The contention that the Chagres was at fault in not answering the one blast whistle of the Ocean Vagrant is without substance. The Chagres was not on her course, and under the Rule of Special Circumstances which applied there was no requirement of an answer to the signal of the Ocean Vagrant. See Merritt, Chapman & Scott Corp., v. Texas Co., 2 Cir., 98 F.2d 719, 720. It is argued on behalf of the Ocean Vagrant that an answer by the Chagres to the signal of the former was required under our decision in The Transfer No. 18, 2 Cir., 74 F.2d 256. The situation there was quite different. There was a far narrower channel, and an undocking tug was found to have gone so far out into the stream with her carfloat as to impede the navigation of another tug with carfloats.
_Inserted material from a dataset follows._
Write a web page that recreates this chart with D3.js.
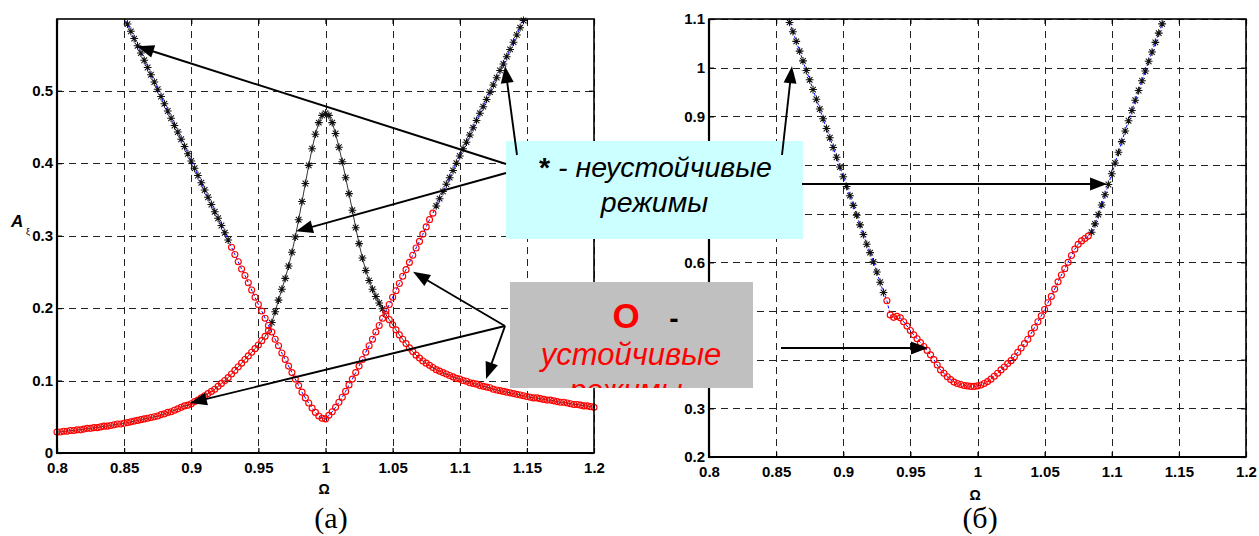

No passing signals were blown by either party. The undocking tug with its float was occupying too much of the fairway and was held, in view of the likelihood that the other tug and floats would swing down on her to have been under an obligation to give a signal showing on which side the other tug should pass. It is evident that the case was not one of answering signals, nor did it lay down a requirement that there should be signals in a case like the one here where the navigation proposed, had it been promptly carried out by the Ocean Vagrant, would have been safe to all parties. We see no reason for dividing the damages in a case like this.

9

The interlocutory decree is modified so as to exonerate the Chagres and hold the Ocean Vagrant solely at fault. Costs are awarded to the United States Lines Company, demised owner of the Chagres.